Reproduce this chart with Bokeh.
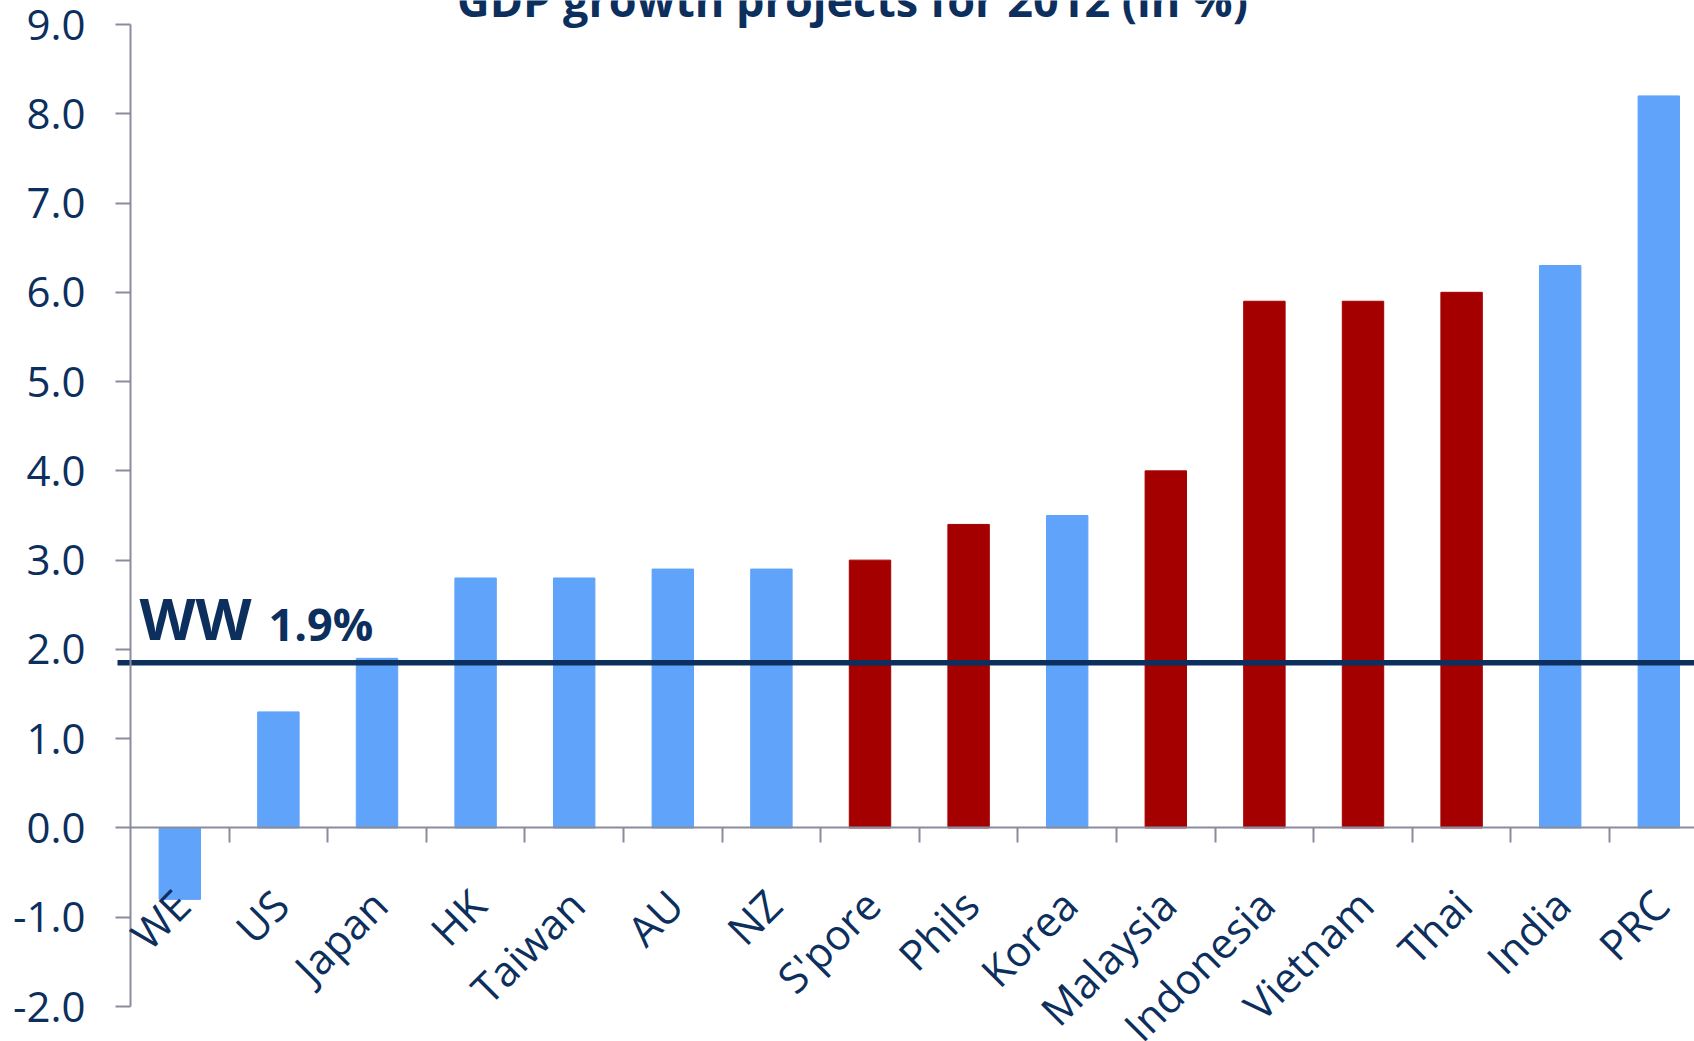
import math
from bokeh.plotting import figure
from bokeh.models import (Range1d, ColumnDataSource, Label,
                          FixedTicker, NumeralTickFormatter)
from bokeh.embed import file_html
from bokeh.resources import INLINE

# ---- data ----
countries = ["WE", "US", "Japan", "HK", "Taiwan", "AU", "NZ", "S'pore", "Phils",
             "Korea", "Malaysia", "Indonesia", "Vietnam", "Thai", "India", "PRC"]
growth = [-0.8, 1.3, 1.9, 2.8, 2.8, 2.9, 2.9, 3.0, 3.4, 3.5, 4.0, 5.9, 5.9, 6.0, 6.3, 8.2]
asean = [False, False, False, False, False, False, False, True, True, False,
         True, True, True, True, False, False]
y_ticks = [-2, -1, 0, 1, 2, 3, 4, 5, 6, 7, 8, 9]
ww_level = 1.85
ww_name = "WW"
ww_value = "1.9%"
title_text = "GDP growth projects for 2012 (in %)"

# ---- styling ----
NAVY = "#0C2F5E"
GRAY = "#8A8B9D"
BLUE = "#5FA3FB"
RED = "#A50000"

W, H = 1694, 1041
LEFT, TOP, BOTTOM = 130, 24, 35          # where the axes sit on the page
CAT_PX = 98.6                            # width of one category, px
PX_PER_UNIT = (H - TOP - BOTTOM) / (y_ticks[-1] - y_ticks[0])

x_start = -LEFT / CAT_PX
x_end = (W - LEFT) / CAT_PX
y_top = y_ticks[-1] + TOP / PX_PER_UNIT
y_bot = y_ticks[0] - BOTTOM / PX_PER_UNIT

centers = [i + 0.5 for i in range(len(countries))]
boundaries = list(range(1, len(countries) + 1))
colors = [RED if a else BLUE for a in asean]

src = ColumnDataSource(dict(x=centers, top=growth, color=colors))

p = figure(width=W, height=H, output_backend="svg", toolbar_location=None,
           x_range=Range1d(x_start, x_end), y_range=Range1d(y_bot, y_top),
           min_border_left=0, min_border_top=0, min_border_bottom=0,
           min_border_right=0)
p.outline_line_color = None
p.grid.visible = False
p.background_fill_color = "white"
p.border_fill_color = "white"

p.vbar(x="x", top="top", bottom=0, width=0.42, color="color", source=src)

# WW reference line (starts a little left of the value axis)
p.segment(x0=[-13 / CAT_PX], x1=[x_end], y0=[ww_level], y1=[ww_level],
          line_color=NAVY, line_width=5.5)

# category axis at zero, tick marks between categories
xa = p.xaxis[0]
xa.fixed_location = 0
xa.bounds = (0, x_end)
xa.ticker = FixedTicker(ticks=boundaries)
xa.major_label_overrides = {b: "" for b in boundaries}
xa.major_tick_out = 15
xa.major_tick_in = 0
xa.minor_tick_line_color = None
xa.axis_line_color = GRAY
xa.axis_line_width = 2
xa.major_tick_line_color = GRAY
xa.major_tick_line_width = 2

# value axis at x = 0, running from -2 to 9
ya = p.yaxis[0]
ya.fixed_location = 0
ya.bounds = (y_ticks[0], y_ticks[-1])
ya.ticker = FixedTicker(ticks=y_ticks)
ya.formatter = NumeralTickFormatter(format="0.0")
ya.major_tick_out = 15
ya.major_tick_in = 0
ya.minor_tick_line_color = None
ya.axis_line_color = GRAY
ya.axis_line_width = 2
ya.major_tick_line_color = GRAY
ya.major_tick_line_width = 2
ya.major_label_standoff = 30
ya.major_label_text_font = "Open Sans"
ya.major_label_text_font_size = "42px"
ya.major_label_text_color = NAVY

# category labels
for xc, name in zip(centers, countries):
    p.add_layout(Label(x=xc, y=0, text=name, angle=math.pi / 4,
                       text_align="right", text_baseline="alphabetic",
                       x_offset=2, y_offset=-69,
                       text_font="Open Sans", text_font_size="42px",
                       text_color=NAVY))


def y_for_baseline(page_y, font_px):
    bottom = page_y + 0.293 * font_px
    return y_ticks[-1] - (bottom - TOP) / PX_PER_UNIT


# WW annotation
p.add_layout(Label(x=(139 - LEFT) / CAT_PX, y=y_for_baseline(640, 58),
                   text=ww_name, text_font="Open Sans",
                   text_font_style="bold", text_font_size="58px",
                   text_color=NAVY, text_baseline="bottom"))
p.add_layout(Label(x=(268 - LEFT) / CAT_PX, y=y_for_baseline(640, 45),
                   text=ww_value, text_font="Open Sans",
                   text_font_style="bold", text_font_size="45px",
                   text_color=NAVY, text_baseline="bottom"))

# title (partly cut off at the top, as in the reference)
p.add_layout(Label(x=(852 - LEFT) / CAT_PX, y=y_for_baseline(16, 45),
                   text=title_text, text_font="Open Sans",
                   text_font_style="bold", text_font_size="45px",
                   text_color=NAVY, text_align="center",
                   text_baseline="bottom"))

open("out.html", "w").write(file_html(p, INLINE))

Problem
Return the listing above word for word, with the pictures removed.

Full output
Reproduce this chart with Bokeh.
import math
from bokeh.plotting import figure
from bokeh.models import (Range1d, ColumnDataSource, Label,
                          FixedTicker, NumeralTickFormatter)
from bokeh.embed import file_html
from bokeh.resources import INLINE

# ---- data ----
countries = ["WE", "US", "Japan", "HK", "Taiwan", "AU", "NZ", "S'pore", "Phils",
             "Korea", "Malaysia", "Indonesia", "Vietnam", "Thai", "India", "PRC"]
growth = [-0.8, 1.3, 1.9, 2.8, 2.8, 2.9, 2.9, 3.0, 3.4, 3.5, 4.0, 5.9, 5.9, 6.0, 6.3, 8.2]
asean = [False, False, False, False, False, False, False, True, True, False,
         True, True, True, True, False, False]
y_ticks = [-2, -1, 0, 1, 2, 3, 4, 5, 6, 7, 8, 9]
ww_level = 1.85
ww_name = "WW"
ww_value = "1.9%"
title_text = "GDP growth projects for 2012 (in %)"

# ---- styling ----
NAVY = "#0C2F5E"
GRAY = "#8A8B9D"
BLUE = "#5FA3FB"
RED = "#A50000"

W, H = 1694, 1041
LEFT, TOP, BOTTOM = 130, 24, 35          # where the axes sit on the page
CAT_PX = 98.6                            # width of one category, px
PX_PER_UNIT = (H - TOP - BOTTOM) / (y_ticks[-1] - y_ticks[0])

x_start = -LEFT / CAT_PX
x_end = (W - LEFT) / CAT_PX
y_top = y_ticks[-1] + TOP / PX_PER_UNIT
y_bot = y_ticks[0] - BOTTOM / PX_PER_UNIT

centers = [i + 0.5 for i in range(len(countries))]
boundaries = list(range(1, len(countries) + 1))
colors = [RED if a else BLUE for a in asean]

src = ColumnDataSource(dict(x=centers, top=growth, color=colors))

p = figure(width=W, height=H, output_backend="svg", toolbar_location=None,
           x_range=Range1d(x_start, x_end), y_range=Range1d(y_bot, y_top),
           min_border_left=0, min_border_top=0, min_border_bottom=0,
           min_border_right=0)
p.outline_line_color = None
p.grid.visible = False
p.background_fill_color = "white"
p.border_fill_color = "white"

p.vbar(x="x", top="top", bottom=0, width=0.42, color="color", source=src)

# WW reference line (starts a little left of the value axis)
p.segment(x0=[-13 / CAT_PX], x1=[x_end], y0=[ww_level], y1=[ww_level],
          line_color=NAVY, line_width=5.5)

# category axis at zero, tick marks between categories
xa = p.xaxis[0]
xa.fixed_location = 0
xa.bounds = (0, x_end)
xa.ticker = FixedTicker(ticks=boundaries)
xa.major_label_overrides = {b: "" for b in boundaries}
xa.major_tick_out = 15
xa.major_tick_in = 0
xa.minor_tick_line_color = None
xa.axis_line_color = GRAY
xa.axis_line_width = 2
xa.major_tick_line_color = GRAY
xa.major_tick_line_width = 2

# value axis at x = 0, running from -2 to 9
ya = p.yaxis[0]
ya.fixed_location = 0
ya.bounds = (y_ticks[0], y_ticks[-1])
ya.ticker = FixedTicker(ticks=y_ticks)
ya.formatter = NumeralTickFormatter(format="0.0")
ya.major_tick_out = 15
ya.major_tick_in = 0
ya.minor_tick_line_color = None
ya.axis_line_color = GRAY
ya.axis_line_width = 2
ya.major_tick_line_color = GRAY
ya.major_tick_line_width = 2
ya.major_label_standoff = 30
ya.major_label_text_font = "Open Sans"
ya.major_label_text_font_size = "42px"
ya.major_label_text_color = NAVY

# category labels
for xc, name in zip(centers, countries):
    p.add_layout(Label(x=xc, y=0, text=name, angle=math.pi / 4,
                       text_align="right", text_baseline="alphabetic",
                       x_offset=2, y_offset=-69,
                       text_font="Open Sans", text_font_size="42px",
                       text_color=NAVY))


def y_for_baseline(page_y, font_px):
    bottom = page_y + 0.293 * font_px
    return y_ticks[-1] - (bottom - TOP) / PX_PER_UNIT


# WW annotation
p.add_layout(Label(x=(139 - LEFT) / CAT_PX, y=y_for_baseline(640, 58),
                   text=ww_name, text_font="Open Sans",
                   text_font_style="bold", text_font_size="58px",
                   text_color=NAVY, text_baseline="bottom"))
p.add_layout(Label(x=(268 - LEFT) / CAT_PX, y=y_for_baseline(640, 45),
                   text=ww_value, text_font="Open Sans",
                   text_font_style="bold", text_font_size="45px",
                   text_color=NAVY, text_baseline="bottom"))

# title (partly cut off at the top, as in the reference)
p.add_layout(Label(x=(852 - LEFT) / CAT_PX, y=y_for_baseline(16, 45),
                   text=title_text, text_font="Open Sans",
                   text_font_style="bold", text_font_size="45px",
                   text_color=NAVY, text_align="center",
                   text_baseline="bottom"))

open("out.html", "w").write(file_html(p, INLINE))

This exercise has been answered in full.